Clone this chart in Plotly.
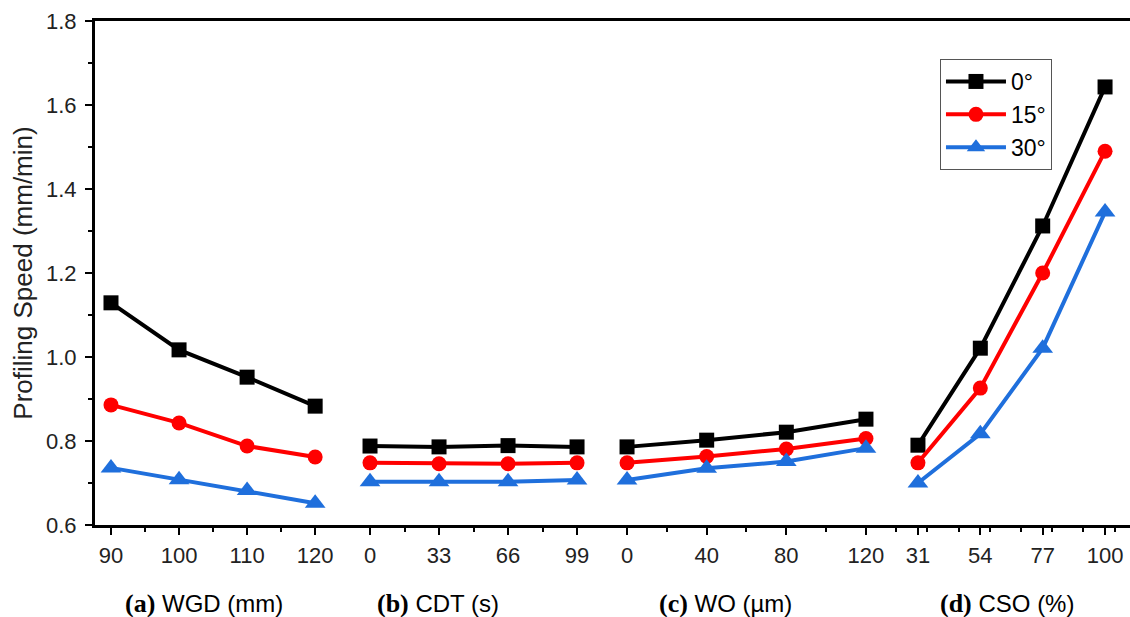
import plotly.graph_objects as go

# ---- data ----
series_names = ["0°", "15°", "30°"]
colors = ["#000000", "#ff0000", "#1f6fdc"]
symbols = ["square", "circle", "triangle-up"]

wgd_x = [90, 100, 110, 120]
cdt_x = [0, 33, 66, 99]
wo_x = [0, 40, 80, 120]
cso_x = [31, 54, 77, 100]

wgd_y = {
    "0°": [1.129, 1.017, 0.952, 0.883],
    "15°": [0.886, 0.843, 0.788, 0.762],
    "30°": [0.736, 0.708, 0.682, 0.652],
}
cdt_y = {
    "0°": [0.788, 0.786, 0.789, 0.786],
    "15°": [0.748, 0.746, 0.746, 0.748],
    "30°": [0.703, 0.703, 0.703, 0.707],
}
wo_y = {
    "0°": [0.786, 0.802, 0.821, 0.852],
    "15°": [0.748, 0.763, 0.781, 0.806],
    "30°": [0.707, 0.735, 0.751, 0.783],
}
cso_y = {
    "0°": [0.790, 1.021, 1.312, 1.643],
    "15°": [0.748, 0.926, 1.200, 1.490],
    "30°": [0.700, 0.817, 1.021, 1.345],
}

groups = [
    ("x", wgd_x, wgd_y),
    ("x2", cdt_x, cdt_y),
    ("x3", wo_x, wo_y),
    ("x4", cso_x, cso_y),
]
group_labels = ["(a)", "(b)", "(c)", "(d)"]
group_titles = ["WGD (mm)", "CDT (s)", "WO (µm)", "CSO (%)"]

fig = go.Figure()
for gi, (xa, xs, ys) in enumerate(groups):
    for name, col, sym in zip(series_names, colors, symbols):
        fig.add_trace(go.Scatter(
            x=xs, y=ys[name], xaxis=xa, yaxis="y",
            mode="lines+markers", name=name, legendgroup=name,
            showlegend=(gi == 0),
            line=dict(color=col, width=4),
            marker=dict(symbol=sym, size=15 if sym != "triangle-up" else 18,
                        color=col, line=dict(width=0)),
            cliponaxis=False,
        ))

font_sans = "Liberation Sans, Arial, sans-serif"
tickfont = dict(family=font_sans, size=22, color="#222222")

common_x = dict(
    showline=True, linecolor="black", linewidth=3, mirror=True,
    ticks="outside", ticklen=7, tickwidth=2, tickcolor="black",
    showgrid=False, zeroline=False, tickfont=tickfont, anchor="y",
    tickmode="linear", ticklabelstandoff=2,
)

def minor(dt):
    return dict(dtick=dt, ticklen=4, tickwidth=2, tickcolor="black", ticks="outside")

fig.update_layout(
    width=1130, height=617,
    margin=dict(l=95, r=0, t=21, b=92),
    paper_bgcolor="white", plot_bgcolor="white",
    showlegend=True,
    legend=dict(
        x=0.8164, y=0.9246, xanchor="left", yanchor="top",
        bgcolor="white", bordercolor="#555555", borderwidth=1,
        font=dict(family=font_sans, size=23, color="black"),
        tracegroupgap=0, itemwidth=60,
    ),
    xaxis=dict(domain=[0, 0.2377], range=[87.65, 123.8], tick0=90, dtick=10,
               minor=minor(5), **common_x),
    xaxis2=dict(domain=[0.2377, 0.4899], range=[-13.87, 110.96], tick0=0, dtick=33,
                minor=minor(16.5), **common_x),
    xaxis3=dict(domain=[0.4899, 0.7700], range=[-12.55, 133.05], tick0=0, dtick=40,
                minor=minor(20), **common_x),
    xaxis4=dict(domain=[0.7700, 1.0], range=[21.41, 109.2], tick0=31, dtick=23,
                minor=minor(11.5), **common_x),
    yaxis=dict(
        range=[0.6, 1.8], tick0=0.6, dtick=0.2, tickformat=".1f",
        showline=True, linecolor="black", linewidth=3,
        ticks="outside", ticklen=7, tickwidth=2, tickcolor="black",
        minor=minor(0.1),
        showgrid=False, zeroline=False, tickfont=tickfont, anchor="x",
        ticklabelstandoff=4,
        title=dict(text="Profiling Speed (mm/min)", standoff=6,
                   font=dict(family=font_sans, size=26, color="#222222")),
    ),
)

label_px = [204, 438, 725, 1007]
for px, lab, tit in zip(label_px, group_labels, group_titles):
    fig.add_annotation(
        x=(px - 95) / 1035, y=(525 - 603) / 504, xref="paper", yref="paper",
        xanchor="center", yanchor="middle", showarrow=False,
        text=f"<span style='font-family:Liberation Serif, Times New Roman, serif;font-size:26px'><b>{lab}</b></span> {tit}",
        font=dict(family=font_sans, size=24, color="black"),
    )

fig.write_html("out.html")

Required work – Return the listing above in full and without alteration, excluding its pictures.

Response –
Clone this chart in Plotly.
import plotly.graph_objects as go

# ---- data ----
series_names = ["0°", "15°", "30°"]
colors = ["#000000", "#ff0000", "#1f6fdc"]
symbols = ["square", "circle", "triangle-up"]

wgd_x = [90, 100, 110, 120]
cdt_x = [0, 33, 66, 99]
wo_x = [0, 40, 80, 120]
cso_x = [31, 54, 77, 100]

wgd_y = {
    "0°": [1.129, 1.017, 0.952, 0.883],
    "15°": [0.886, 0.843, 0.788, 0.762],
    "30°": [0.736, 0.708, 0.682, 0.652],
}
cdt_y = {
    "0°": [0.788, 0.786, 0.789, 0.786],
    "15°": [0.748, 0.746, 0.746, 0.748],
    "30°": [0.703, 0.703, 0.703, 0.707],
}
wo_y = {
    "0°": [0.786, 0.802, 0.821, 0.852],
    "15°": [0.748, 0.763, 0.781, 0.806],
    "30°": [0.707, 0.735, 0.751, 0.783],
}
cso_y = {
    "0°": [0.790, 1.021, 1.312, 1.643],
    "15°": [0.748, 0.926, 1.200, 1.490],
    "30°": [0.700, 0.817, 1.021, 1.345],
}

groups = [
    ("x", wgd_x, wgd_y),
    ("x2", cdt_x, cdt_y),
    ("x3", wo_x, wo_y),
    ("x4", cso_x, cso_y),
]
group_labels = ["(a)", "(b)", "(c)", "(d)"]
group_titles = ["WGD (mm)", "CDT (s)", "WO (µm)", "CSO (%)"]

fig = go.Figure()
for gi, (xa, xs, ys) in enumerate(groups):
    for name, col, sym in zip(series_names, colors, symbols):
        fig.add_trace(go.Scatter(
            x=xs, y=ys[name], xaxis=xa, yaxis="y",
            mode="lines+markers", name=name, legendgroup=name,
            showlegend=(gi == 0),
            line=dict(color=col, width=4),
            marker=dict(symbol=sym, size=15 if sym != "triangle-up" else 18,
                        color=col, line=dict(width=0)),
            cliponaxis=False,
        ))

font_sans = "Liberation Sans, Arial, sans-serif"
tickfont = dict(family=font_sans, size=22, color="#222222")

common_x = dict(
    showline=True, linecolor="black", linewidth=3, mirror=True,
    ticks="outside", ticklen=7, tickwidth=2, tickcolor="black",
    showgrid=False, zeroline=False, tickfont=tickfont, anchor="y",
    tickmode="linear", ticklabelstandoff=2,
)

def minor(dt):
    return dict(dtick=dt, ticklen=4, tickwidth=2, tickcolor="black", ticks="outside")

fig.update_layout(
    width=1130, height=617,
    margin=dict(l=95, r=0, t=21, b=92),
    paper_bgcolor="white", plot_bgcolor="white",
    showlegend=True,
    legend=dict(
        x=0.8164, y=0.9246, xanchor="left", yanchor="top",
        bgcolor="white", bordercolor="#555555", borderwidth=1,
        font=dict(family=font_sans, size=23, color="black"),
        tracegroupgap=0, itemwidth=60,
    ),
    xaxis=dict(domain=[0, 0.2377], range=[87.65, 123.8], tick0=90, dtick=10,
               minor=minor(5), **common_x),
    xaxis2=dict(domain=[0.2377, 0.4899], range=[-13.87, 110.96], tick0=0, dtick=33,
                minor=minor(16.5), **common_x),
    xaxis3=dict(domain=[0.4899, 0.7700], range=[-12.55, 133.05], tick0=0, dtick=40,
                minor=minor(20), **common_x),
    xaxis4=dict(domain=[0.7700, 1.0], range=[21.41, 109.2], tick0=31, dtick=23,
                minor=minor(11.5), **common_x),
    yaxis=dict(
        range=[0.6, 1.8], tick0=0.6, dtick=0.2, tickformat=".1f",
        showline=True, linecolor="black", linewidth=3,
        ticks="outside", ticklen=7, tickwidth=2, tickcolor="black",
        minor=minor(0.1),
        showgrid=False, zeroline=False, tickfont=tickfont, anchor="x",
        ticklabelstandoff=4,
        title=dict(text="Profiling Speed (mm/min)", standoff=6,
                   font=dict(family=font_sans, size=26, color="#222222")),
    ),
)

label_px = [204, 438, 725, 1007]
for px, lab, tit in zip(label_px, group_labels, group_titles):
    fig.add_annotation(
        x=(px - 95) / 1035, y=(525 - 603) / 504, xref="paper", yref="paper",
        xanchor="center", yanchor="middle", showarrow=False,
        text=f"<span style='font-family:Liberation Serif, Times New Roman, serif;font-size:26px'><b>{lab}</b></span> {tit}",
        font=dict(family=font_sans, size=24, color="black"),
    )

fig.write_html("out.html")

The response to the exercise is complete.